Out to lunch: Bumrah's slower ball works a treat on Shaun Marsh
Out to lunch: Bumrah's slower ball works a treat on Shaun Marsh
What's for lunch? A slower one, served hot
Australia v India, Melbourne, 2018
Somehow Australia has become the land of magic on the last ball of a session or a day's play. A large part of it is down to those conspiratorial mid-pitch meetings between Shane Warne and Ian Healy. Channel 9's Bill Lawry and Richie Benaud would add to the drama.
This was a torturous time for the batsman. The final over had begun before the clock ticked over. He had been stretched to the fullest by a battery of world-class bowlers, and all he could think of was surviving that ball to get a break from the constant pressure. And then look forward to resuming the contest the next day. He had absolutely nothing to gain from that last over even if he hit a boundary or two. Then Warne would slow things down, the crowd would get into it, and Warne would pull off something unexpected. Or not.
But the Boxing Day Test of 2018-19 was the very embodiment of the notion that the past is a different country. The days of Warne and Channel 9 were over. Australia were missing Steven Smith and David Warner because of ball-tampering bans. It was the home batsmen who were under the pump from a formidable Indian bowling unit. The MCG pitch, slow and turgid, had taken away any advantage their own bowlers might have wanted to latch onto.
Australia had conceded 443. That those runs had come in almost two days gave them hope they could save the Test and go into the series decider with scores level. There was rain forecast for parts of the last two days. They practically just needed to bat out the third day on what seemed a benign surface. They didn't know then, but the rain forecast in Sydney the following week meant this would be the day the series was decided.
But nobody was looking to Sydney just yet. India were desperate to turn their impregnable position into a win. Their bowlers were accurate, their plans spot on. As a result they had taken three wickets in the first 20 overs. This is when the Kookaburra usually starts to go soft. Shaun Marsh and Travis Head were getting into a bit of a partnership. They had played out 12 overs when the last one before lunch began. Had they gone into the break unseparated, they would have come back with some confidence and a soft ball to face on a dreary pitch.
There was the last over to face, though. All through the series, Jasprit Bumrah had had gloves jammed against bats with his pace. Earlier in the day he had hit Marcus Harris repeatedly with bouncers. Marsh, at the best of times, is not a big mover of his front foot. Now in the last over before a break, against a bowler with an unusual action that makes him seem quicker than the gun tells you, Marsh was more circumspect. Ball after ball, watchfully, he negotiated his way through, until Bumrah walked back for one last time in the session.
There was no pause of the Warne-Healy variety, but Bumrah did have a quick exchange with his IPL captain, Rohit Sharma, stationed at mid-off. Bumrah began his slow walk towards the crease, then it became an uneasy gallop, just ten steps in, that slingshot ready to lash another thunderbolt.
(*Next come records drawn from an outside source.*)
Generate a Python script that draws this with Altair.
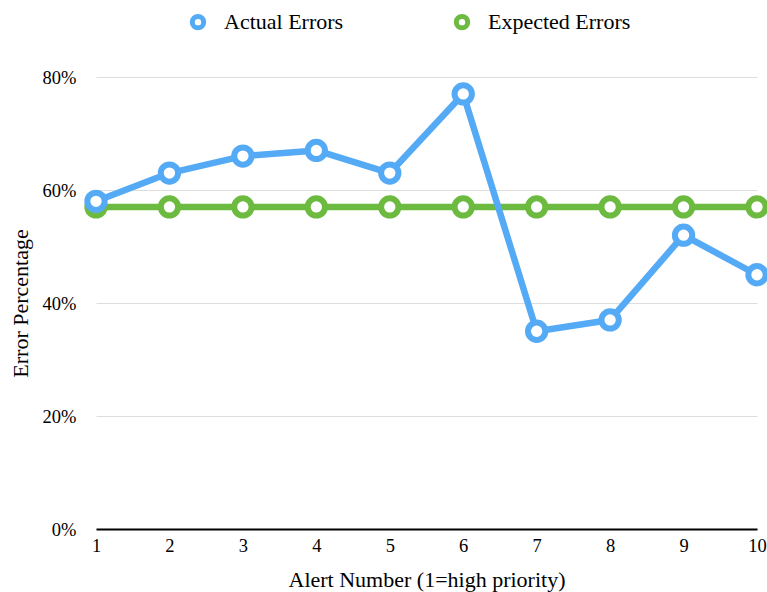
import altair as alt
import pandas as pd

# Alert priority rank (1 = highest)
alerts = [1, 2, 3, 4, 5, 6, 7, 8, 9, 10]
# Observed error share per alert
actual_errors = [0.58, 0.63, 0.66, 0.67, 0.63, 0.77, 0.35, 0.37, 0.52, 0.45]
# Baseline error share expected for every alert
expected_errors = [0.57, 0.57, 0.57, 0.57, 0.57, 0.57, 0.57, 0.57, 0.57, 0.57]

series_names = ["Actual Errors", "Expected Errors"]
series_colors = ["#55aaf6", "#6cba3f"]

actual_df = pd.DataFrame({"alert": alerts, "pct": actual_errors, "series": series_names[0]})
expected_df = pd.DataFrame({"alert": alerts, "pct": expected_errors, "series": series_names[1]})

SERIF = "Liberation Serif"

x_enc = alt.X(
    "alert:Q",
    scale=alt.Scale(domain=[1, 10], nice=False, zero=False),
    axis=alt.Axis(
        values=alerts,
        format="d",
        title="Alert Number (1=high priority)",
        grid=False,
        ticks=False,
        domainColor="#000000",
        domainWidth=2,
        labelFont=SERIF,
        labelFontSize=18.5,
        labelColor="#000000",
        labelPadding=7,
        labelFlush=False,
        titleFont=SERIF,
        titleFontSize=22,
        titleFontWeight="normal",
        titleColor="#000000",
        titleY=57,
        titleBaseline="alphabetic",
    ),
)
y_enc = alt.Y(
    "pct:Q",
    scale=alt.Scale(domain=[0, 0.8], nice=False),
    axis=alt.Axis(
        values=[0, 0.2, 0.4, 0.6, 0.8],
        format=".0%",
        title="Error Percentage",
        domain=False,
        ticks=False,
        gridColor="#dddddd",
        gridWidth=1,
        labelFont=SERIF,
        labelFontSize=18.5,
        labelColor="#000000",
        labelPadding=20,
        titleFont=SERIF,
        titleFontSize=22,
        titleFontWeight="normal",
        titleColor="#000000",
        titleAngle=-90,
        titleX=-76,
        titleY=226,
        titleAlign="center",
        titleBaseline="middle",
    ),
)
color_enc = alt.Color(
    "series:N",
    scale=alt.Scale(domain=series_names, range=series_colors),
    legend=alt.Legend(
        title=None,
        orient="none",
        direction="horizontal",
        legendX=91,
        legendY=-66,
        symbolType="circle",
        symbolFillColor="white",
        symbolStrokeWidth=5,
        symbolSize=130,
        labelFont=SERIF,
        labelFontSize=22,
        labelColor="#000000",
        labelOffset=15,
        columnPadding=102,
    ),
)
stroke_enc = alt.Stroke(
    "series:N", scale=alt.Scale(domain=series_names, range=series_colors), legend=None
)


def series_layers(df):
    line = alt.Chart(df).mark_line(strokeWidth=6.5, strokeJoin="round").encode(
        x=x_enc, y=y_enc, color=color_enc
    )
    pts = alt.Chart(df).mark_point(
        shape="circle", filled=False, fill="white", fillOpacity=1, size=300, strokeWidth=6, opacity=1
    ).encode(x=x_enc, y=y_enc, stroke=stroke_enc, color=color_enc)
    return [line, pts]


chart = alt.layer(
    *series_layers(expected_df),
    *series_layers(actual_df),
).properties(
    width=661,
    height=452,
    autosize=alt.AutoSizeParams(type="none"),
    padding={"left": 96, "top": 77, "right": 10, "bottom": 63},
).configure_view(stroke=None)

chart.save("out.html", embed_options={"renderer": "svg", "actions": False})
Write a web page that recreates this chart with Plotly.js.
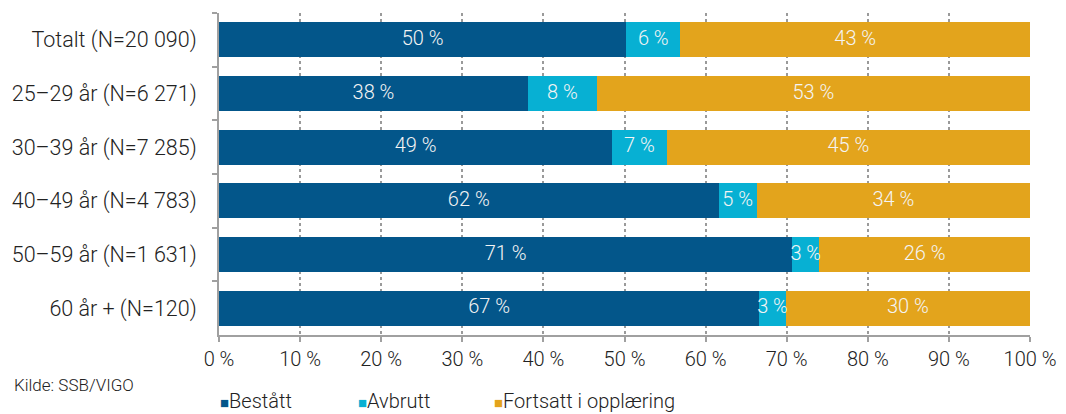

Marsh moved slightly across, hoping no doubt for a wide delivery but ready for a quick straight one, and out came only the second slower ball from Bumrah in the series.
The problem with facing a Bumrah slower ball is that his release point is in front of the body. As it is, his noodle arm makes it difficult to pick him; that late release gives you even less time to adjust. And this one was the perfect loopy slower ball, straight at the stumps, dipping late and even swinging in a little, squeezing under Marsh's bat, hitting his toe on the full. It didn't have the build-up of a Warne classic nor the legendary commentary to go with it, but the moment was just as magical.
And Sharma and Bumrah were not discussing the lunch menu. "Nothing much was happening," Bumrah said of the plan. "So, last ball before lunch, Rohit was there at mid-off, and he told me, 'You can try a slower ball like you bowl in one-day cricket.' So I thought, 'Yeah, I could give it go. Nothing is really happening and maybe a slower ball there and some of their guys play with hard hands...' So I wanted to try that, the execution was good on the day. Yeah, really happy."